◆ **Your instructions**
Transcribe all of the material exactly. Any picture in it should be left out.

>>>

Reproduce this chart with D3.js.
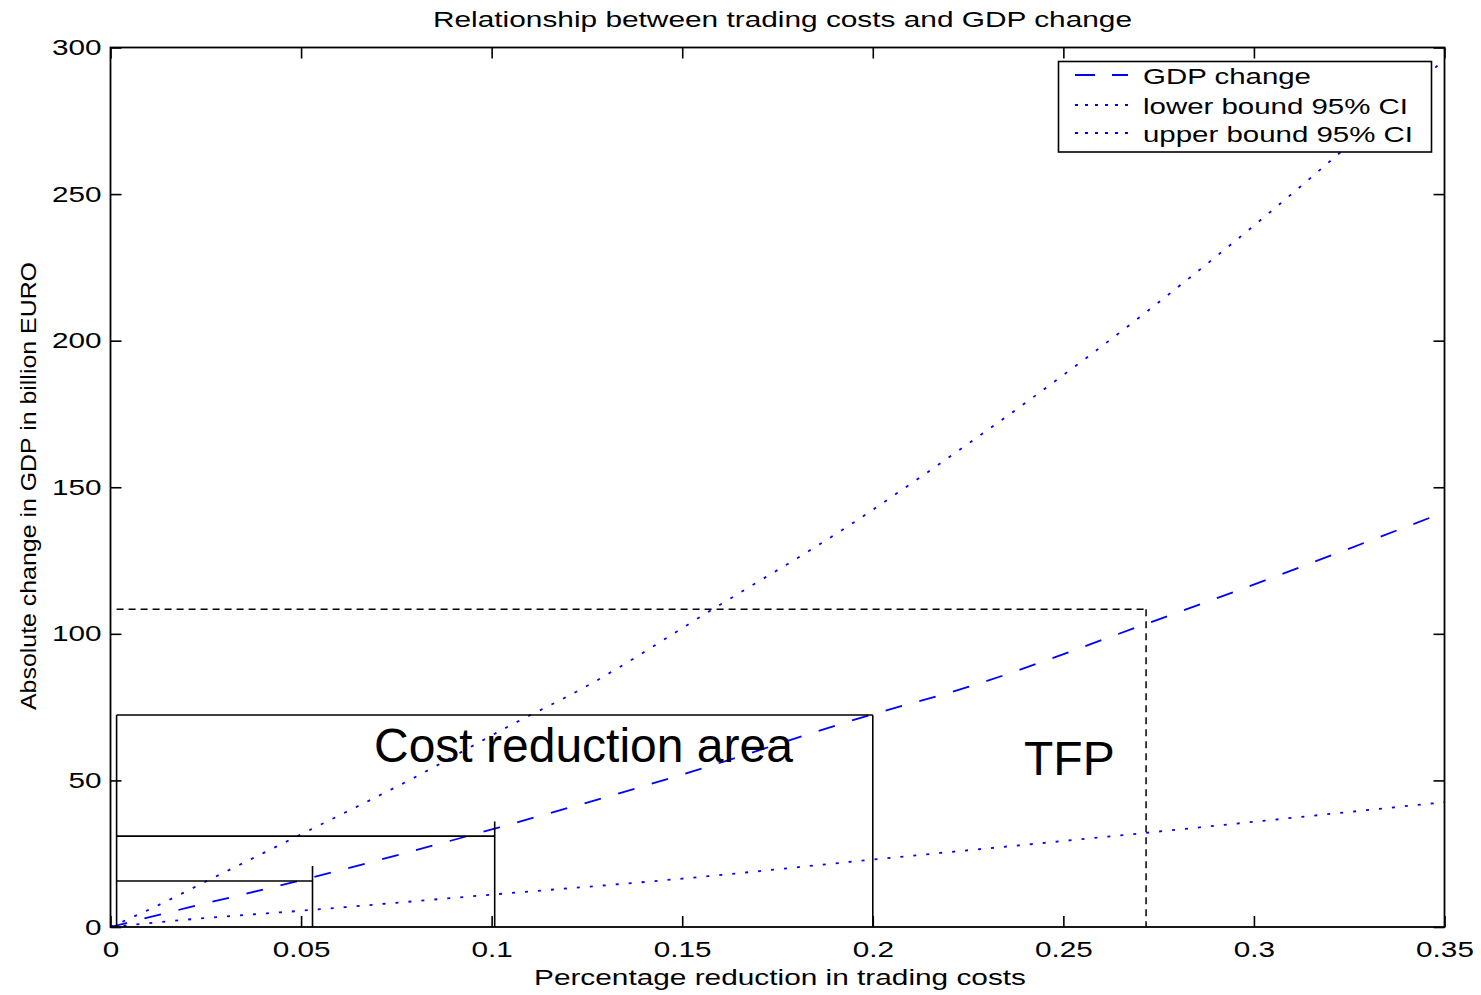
<!DOCTYPE html>
<html><head><meta charset="utf-8">
<script src="https://cdn.jsdelivr.net/npm/d3@7"></script>
<style>body{margin:0;background:#fff} svg{display:block} text{font-family:"Liberation Sans",Arial,Helvetica,sans-serif}</style>
</head><body><svg id="c" width="1481" height="995"></svg>
<script>
// ---- data ----
const titleText = "Relationship between trading costs and GDP change";
const xLabelText = "Percentage reduction  in trading costs";
const yLabelText = "Absolute change in GDP in billion EURO";
const xTicks = [0, 0.05, 0.1, 0.15, 0.2, 0.25, 0.3, 0.35];
const xTickLabels = ["0", "0.05", "0.1", "0.15", "0.2", "0.25", "0.3", "0.35"];
const yTicks = [0, 50, 100, 150, 200, 250, 300];
const yTickLabels = ["0", "50", "100", "150", "200", "250", "300"];
const seriesNames = ["GDP change", "lower bound 95% CI", "upper bound 95% CI"];
const gdpX = [0, 0.02, 0.048, 0.102, 0.15, 0.1993, 0.2248, 0.2694, 0.2868, 0.35];
const gdpY = [0, 6.5, 15.3, 34, 52, 72.3, 81.8, 102.3, 110.5, 141.5];
const lowerX = [0, 0.0216, 0.0496, 0.0987, 0.15, 0.2, 0.2707, 0.312, 0.35];
const lowerY = [0, 2.7, 5.5, 10.9, 16.5, 23, 32, 37.5, 42.6];
const upperX = [0, 0.0094, 0.0273, 0.0517, 0.079, 0.106, 0.124, 0.158, 0.195, 0.212, 0.27, 0.318, 0.35];
const upperY = [0, 5.5, 17, 32.7, 50.5, 69.5, 81.5, 108.4, 138, 153, 208, 259, 296];
// annotation boxes (data units)
const areaLeft = 0.0016;
const boxRight = [0.053, 0.1008, 0.2];
const boxTop = [15.7, 31, 72.3];
const stemTop = [20.8, 36, 72.3];
const tfpX = 0.2717;
const tfpY = 108.4;
const annotationLabels = ["Cost reduction area", "TFP"];

// ---- chart ----
const svg = d3.select("#c");
const x = d3.scaleLinear().domain([0, 0.35]).range([110.5, 1444.5]);
const y = d3.scaleLinear().domain([0, 300]).range([927, 47.5]);
const SX = 1.35;
const FONT = "'Liberation Sans',Arial,Helvetica,sans-serif";

svg.append("defs").append("clipPath").attr("id", "plotclip")
  .append("rect").attr("x", x(0)).attr("y", y(300)).attr("width", x(0.35) - x(0)).attr("height", y(0) - y(300));

const series = [
  {xs: gdpX, ys: gdpY, dash: "17,18", ldash: "20,17"},
  {xs: lowerX, ys: lowerY, dash: "3,10", ldash: "3,7"},
  {xs: upperX, ys: upperY, dash: "3,10", ldash: "3,7"}
];
const line = d3.line().x(d => x(d[0])).y(d => y(d[1])).curve(d3.curveMonotoneX);
const gLines = svg.append("g").attr("clip-path", "url(#plotclip)");
series.forEach(s => {
  gLines.append("path")
    .attr("d", line(s.xs.map((v, i) => [v, s.ys[i]])))
    .attr("fill", "none").attr("stroke", "#0000ff").attr("stroke-width", 1.8)
    .attr("stroke-dasharray", s.dash);
});

// annotations
const gA = svg.append("g").attr("stroke", "#000").attr("stroke-width", 1.6).attr("fill", "none");
boxRight.forEach((r, i) => {
  gA.append("line").attr("x1", x(areaLeft)).attr("x2", x(r)).attr("y1", y(boxTop[i])).attr("y2", y(boxTop[i]));
  gA.append("line").attr("x1", x(r)).attr("x2", x(r)).attr("y1", y(0)).attr("y2", y(stemTop[i]));
});
gA.append("line").attr("x1", x(areaLeft)).attr("x2", x(areaLeft)).attr("y1", y(0)).attr("y2", y(d3.max(boxTop)));
gA.append("line").attr("x1", x(areaLeft)).attr("x2", x(tfpX)).attr("y1", y(tfpY)).attr("y2", y(tfpY))
  .attr("stroke-dasharray", "7,5").attr("stroke-width", 1.5);
gA.append("line").attr("x1", x(tfpX)).attr("x2", x(tfpX)).attr("y1", y(tfpY)).attr("y2", y(0))
  .attr("stroke-dasharray", "7,5").attr("stroke-width", 1.5);

svg.append("text").attr("x", 374).attr("y", 762).attr("font-size", 48).attr("fill", "#000")
  .text(annotationLabels[0]);
svg.append("text").attr("x", 1024).attr("y", 775).attr("font-size", 48).attr("fill", "#000")
  .text(annotationLabels[1]);

// axes
function styleAxis(g) {
  g.attr("font-size", 22).attr("font-family", FONT).attr("color", "#000");
  g.select(".domain").remove();
  g.selectAll(".tick line").attr("stroke-width", 1.6);
}
const gB = svg.append("g").attr("transform", `translate(0,${y(0)})`)
  .call(d3.axisBottom(x).tickValues(xTicks).tickFormat((d, i) => xTickLabels[i]).tickSizeInner(-11).tickSizeOuter(0));
styleAxis(gB);
gB.selectAll(".tick text").attr("y", 14.5).attr("dy", "0.71em").attr("transform", `scale(${SX},1)`);

const gL = svg.append("g").attr("transform", `translate(${x(0)},0)`)
  .call(d3.axisLeft(y).tickValues(yTicks).tickFormat((d, i) => yTickLabels[i]).tickSizeInner(-11).tickSizeOuter(0));
styleAxis(gL);
gL.selectAll(".tick text").attr("x", -9 / SX).attr("transform", `scale(${SX},1)`);

const gT = svg.append("g").attr("transform", `translate(0,${y(300)})`)
  .call(d3.axisTop(x).tickValues(xTicks).tickFormat("").tickSizeInner(-11).tickSizeOuter(0));
styleAxis(gT);
const gR = svg.append("g").attr("transform", `translate(${x(0.35)},0)`)
  .call(d3.axisRight(y).tickValues(yTicks).tickFormat("").tickSizeInner(-11).tickSizeOuter(0));
styleAxis(gR);

svg.append("rect").attr("x", x(0)).attr("y", y(300)).attr("width", x(0.35) - x(0)).attr("height", y(0) - y(300))
  .attr("fill", "none").attr("stroke", "#000").attr("stroke-width", 1.8);

// titles
svg.append("text").attr("x", 782.5).attr("y", 27).attr("text-anchor", "middle").attr("font-size", 22)
  .attr("textLength", 699).attr("lengthAdjust", "spacingAndGlyphs").text(titleText);
svg.append("text").attr("x", 780).attr("y", 985).attr("text-anchor", "middle").attr("font-size", 22)
  .attr("textLength", 492).attr("lengthAdjust", "spacingAndGlyphs").text(xLabelText);
svg.append("text").attr("transform", "translate(36,486) rotate(-90)").attr("text-anchor", "middle").attr("font-size", 22)
  .attr("textLength", 448).attr("lengthAdjust", "spacingAndGlyphs").text(yLabelText);

// legend
const lg = svg.append("g");
lg.append("rect").attr("x", 1058.5).attr("y", 61.5).attr("width", 373).attr("height", 90.5)
  .attr("fill", "#fff").attr("stroke", "#000").attr("stroke-width", 1.6);
const legendRowY = [75, 105, 133];
const legendTextLen = [168, 265, 270];
seriesNames.forEach((n, i) => {
  lg.append("line").attr("x1", 1075).attr("x2", 1128).attr("y1", legendRowY[i]).attr("y2", legendRowY[i])
    .attr("stroke", "#0000ff").attr("stroke-width", 1.8).attr("stroke-dasharray", series[i].ldash);
  lg.append("text").attr("x", 1143).attr("y", legendRowY[i] + 9).attr("font-size", 22)
    .attr("textLength", legendTextLen[i]).attr("lengthAdjust", "spacingAndGlyphs").text(n);
});
</script></body></html>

<<<

◆ **Task result**
Reproduce this chart with D3.js.
<!DOCTYPE html>
<html><head><meta charset="utf-8">
<script src="https://cdn.jsdelivr.net/npm/d3@7"></script>
<style>body{margin:0;background:#fff} svg{display:block} text{font-family:"Liberation Sans",Arial,Helvetica,sans-serif}</style>
</head><body><svg id="c" width="1481" height="995"></svg>
<script>
// ---- data ----
const titleText = "Relationship between trading costs and GDP change";
const xLabelText = "Percentage reduction  in trading costs";
const yLabelText = "Absolute change in GDP in billion EURO";
const xTicks = [0, 0.05, 0.1, 0.15, 0.2, 0.25, 0.3, 0.35];
const xTickLabels = ["0", "0.05", "0.1", "0.15", "0.2", "0.25", "0.3", "0.35"];
const yTicks = [0, 50, 100, 150, 200, 250, 300];
const yTickLabels = ["0", "50", "100", "150", "200", "250", "300"];
const seriesNames = ["GDP change", "lower bound 95% CI", "upper bound 95% CI"];
const gdpX = [0, 0.02, 0.048, 0.102, 0.15, 0.1993, 0.2248, 0.2694, 0.2868, 0.35];
const gdpY = [0, 6.5, 15.3, 34, 52, 72.3, 81.8, 102.3, 110.5, 141.5];
const lowerX = [0, 0.0216, 0.0496, 0.0987, 0.15, 0.2, 0.2707, 0.312, 0.35];
const lowerY = [0, 2.7, 5.5, 10.9, 16.5, 23, 32, 37.5, 42.6];
const upperX = [0, 0.0094, 0.0273, 0.0517, 0.079, 0.106, 0.124, 0.158, 0.195, 0.212, 0.27, 0.318, 0.35];
const upperY = [0, 5.5, 17, 32.7, 50.5, 69.5, 81.5, 108.4, 138, 153, 208, 259, 296];
// annotation boxes (data units)
const areaLeft = 0.0016;
const boxRight = [0.053, 0.1008, 0.2];
const boxTop = [15.7, 31, 72.3];
const stemTop = [20.8, 36, 72.3];
const tfpX = 0.2717;
const tfpY = 108.4;
const annotationLabels = ["Cost reduction area", "TFP"];

// ---- chart ----
const svg = d3.select("#c");
const x = d3.scaleLinear().domain([0, 0.35]).range([110.5, 1444.5]);
const y = d3.scaleLinear().domain([0, 300]).range([927, 47.5]);
const SX = 1.35;
const FONT = "'Liberation Sans',Arial,Helvetica,sans-serif";

svg.append("defs").append("clipPath").attr("id", "plotclip")
  .append("rect").attr("x", x(0)).attr("y", y(300)).attr("width", x(0.35) - x(0)).attr("height", y(0) - y(300));

const series = [
  {xs: gdpX, ys: gdpY, dash: "17,18", ldash: "20,17"},
  {xs: lowerX, ys: lowerY, dash: "3,10", ldash: "3,7"},
  {xs: upperX, ys: upperY, dash: "3,10", ldash: "3,7"}
];
const line = d3.line().x(d => x(d[0])).y(d => y(d[1])).curve(d3.curveMonotoneX);
const gLines = svg.append("g").attr("clip-path", "url(#plotclip)");
series.forEach(s => {
  gLines.append("path")
    .attr("d", line(s.xs.map((v, i) => [v, s.ys[i]])))
    .attr("fill", "none").attr("stroke", "#0000ff").attr("stroke-width", 1.8)
    .attr("stroke-dasharray", s.dash);
});

// annotations
const gA = svg.append("g").attr("stroke", "#000").attr("stroke-width", 1.6).attr("fill", "none");
boxRight.forEach((r, i) => {
  gA.append("line").attr("x1", x(areaLeft)).attr("x2", x(r)).attr("y1", y(boxTop[i])).attr("y2", y(boxTop[i]));
  gA.append("line").attr("x1", x(r)).attr("x2", x(r)).attr("y1", y(0)).attr("y2", y(stemTop[i]));
});
gA.append("line").attr("x1", x(areaLeft)).attr("x2", x(areaLeft)).attr("y1", y(0)).attr("y2", y(d3.max(boxTop)));
gA.append("line").attr("x1", x(areaLeft)).attr("x2", x(tfpX)).attr("y1", y(tfpY)).attr("y2", y(tfpY))
  .attr("stroke-dasharray", "7,5").attr("stroke-width", 1.5);
gA.append("line").attr("x1", x(tfpX)).attr("x2", x(tfpX)).attr("y1", y(tfpY)).attr("y2", y(0))
  .attr("stroke-dasharray", "7,5").attr("stroke-width", 1.5);

svg.append("text").attr("x", 374).attr("y", 762).attr("font-size", 48).attr("fill", "#000")
  .text(annotationLabels[0]);
svg.append("text").attr("x", 1024).attr("y", 775).attr("font-size", 48).attr("fill", "#000")
  .text(annotationLabels[1]);

// axes
function styleAxis(g) {
  g.attr("font-size", 22).attr("font-family", FONT).attr("color", "#000");
  g.select(".domain").remove();
  g.selectAll(".tick line").attr("stroke-width", 1.6);
}
const gB = svg.append("g").attr("transform", `translate(0,${y(0)})`)
  .call(d3.axisBottom(x).tickValues(xTicks).tickFormat((d, i) => xTickLabels[i]).tickSizeInner(-11).tickSizeOuter(0));
styleAxis(gB);
gB.selectAll(".tick text").attr("y", 14.5).attr("dy", "0.71em").attr("transform", `scale(${SX},1)`);

const gL = svg.append("g").attr("transform", `translate(${x(0)},0)`)
  .call(d3.axisLeft(y).tickValues(yTicks).tickFormat((d, i) => yTickLabels[i]).tickSizeInner(-11).tickSizeOuter(0));
styleAxis(gL);
gL.selectAll(".tick text").attr("x", -9 / SX).attr("transform", `scale(${SX},1)`);

const gT = svg.append("g").attr("transform", `translate(0,${y(300)})`)
  .call(d3.axisTop(x).tickValues(xTicks).tickFormat("").tickSizeInner(-11).tickSizeOuter(0));
styleAxis(gT);
const gR = svg.append("g").attr("transform", `translate(${x(0.35)},0)`)
  .call(d3.axisRight(y).tickValues(yTicks).tickFormat("").tickSizeInner(-11).tickSizeOuter(0));
styleAxis(gR);

svg.append("rect").attr("x", x(0)).attr("y", y(300)).attr("width", x(0.35) - x(0)).attr("height", y(0) - y(300))
  .attr("fill", "none").attr("stroke", "#000").attr("stroke-width", 1.8);

// titles
svg.append("text").attr("x", 782.5).attr("y", 27).attr("text-anchor", "middle").attr("font-size", 22)
  .attr("textLength", 699).attr("lengthAdjust", "spacingAndGlyphs").text(titleText);
svg.append("text").attr("x", 780).attr("y", 985).attr("text-anchor", "middle").attr("font-size", 22)
  .attr("textLength", 492).attr("lengthAdjust", "spacingAndGlyphs").text(xLabelText);
svg.append("text").attr("transform", "translate(36,486) rotate(-90)").attr("text-anchor", "middle").attr("font-size", 22)
  .attr("textLength", 448).attr("lengthAdjust", "spacingAndGlyphs").text(yLabelText);

// legend
const lg = svg.append("g");
lg.append("rect").attr("x", 1058.5).attr("y", 61.5).attr("width", 373).attr("height", 90.5)
  .attr("fill", "#fff").attr("stroke", "#000").attr("stroke-width", 1.6);
const legendRowY = [75, 105, 133];
const legendTextLen = [168, 265, 270];
seriesNames.forEach((n, i) => {
  lg.append("line").attr("x1", 1075).attr("x2", 1128).attr("y1", legendRowY[i]).attr("y2", legendRowY[i])
    .attr("stroke", "#0000ff").attr("stroke-width", 1.8).attr("stroke-dasharray", series[i].ldash);
  lg.append("text").attr("x", 1143).attr("y", legendRowY[i] + 9).attr("font-size", 22)
    .attr("textLength", legendTextLen[i]).attr("lengthAdjust", "spacingAndGlyphs").text(n);
});
</script></body></html>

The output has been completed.